Know what gives you energy and what drains it - professionally and personally. If you know you’re facing a draining task - schedule more breaks, schedule a coping skill for the end of the day, make sure you’re eating, and communicate to your boss if you start to struggle. Talking to your boss if you feel you are burning out is important.
Hopefully they have strategies to help you, and ideally one of these is an Employee Assistance Program. If they don’t mention it, ask or utilize HR. Also be mindful of your physical health, mental and physical health can impact one another. Keeping up a steady diet and healthy sleep routine is important.
If it comes to it, you may need to leave. I know this isn’t always practical or plausible, but it may become necessary. You don’t need to love every aspect of your job, but it needs to be exciting enough that you don’t dread getting out of bed every morning.
If you're exhausted, feeling negative toward your work and struggling to perform - AND it's impacting your social life, you may need to consider a job change. With 94% of people saying they work over 50 hrs a week it’s safe to say we spend A LOT of time at work making it important that you at least genuinely like what you do.

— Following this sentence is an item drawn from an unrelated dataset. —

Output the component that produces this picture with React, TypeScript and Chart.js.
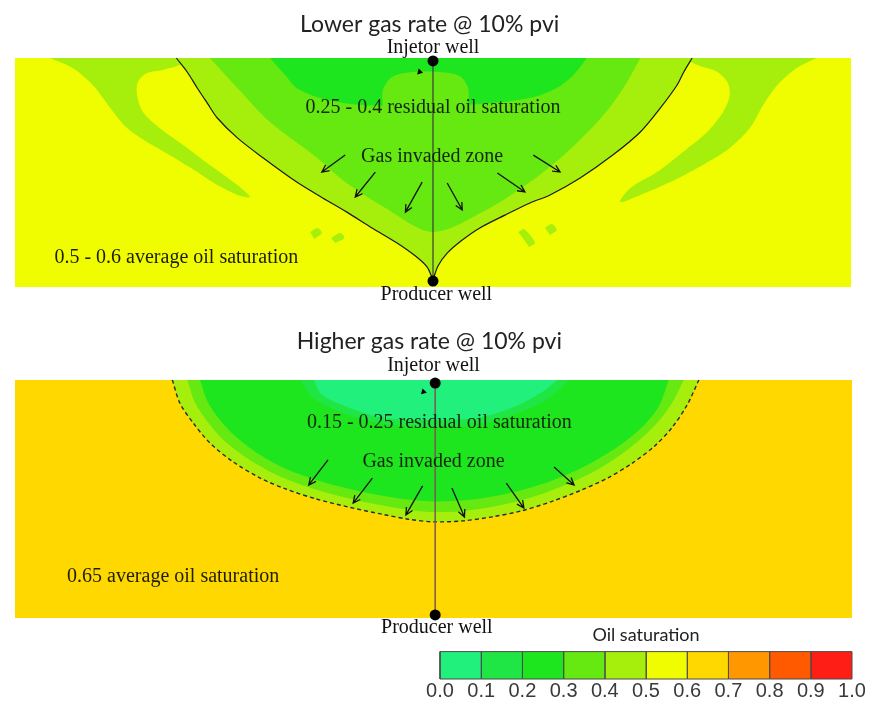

I can’t express how important it is to practice self-care. And this can be done at work too. Breaks are necessary. Try not to work through the entire day. And on those breaks there are simple self-care things you can do - read, journal, go for a walk, call a friend… simple, easy, quick. And outside of work (because there is an outside of work) continue to enjoy life and do the things you enjoy.
Compassion fatigue and burnout are just two of the unfortunate aspects of adulting. Both are very real experiences and can have a total impact on a person. When it comes to burnout specifically, it’s important we are able to acknowledge when we are struggling at work and rebalance that work-life balance throughout our careers. You can still be a star employee while taking care of and prioritizing the one thing in life that is most important… you.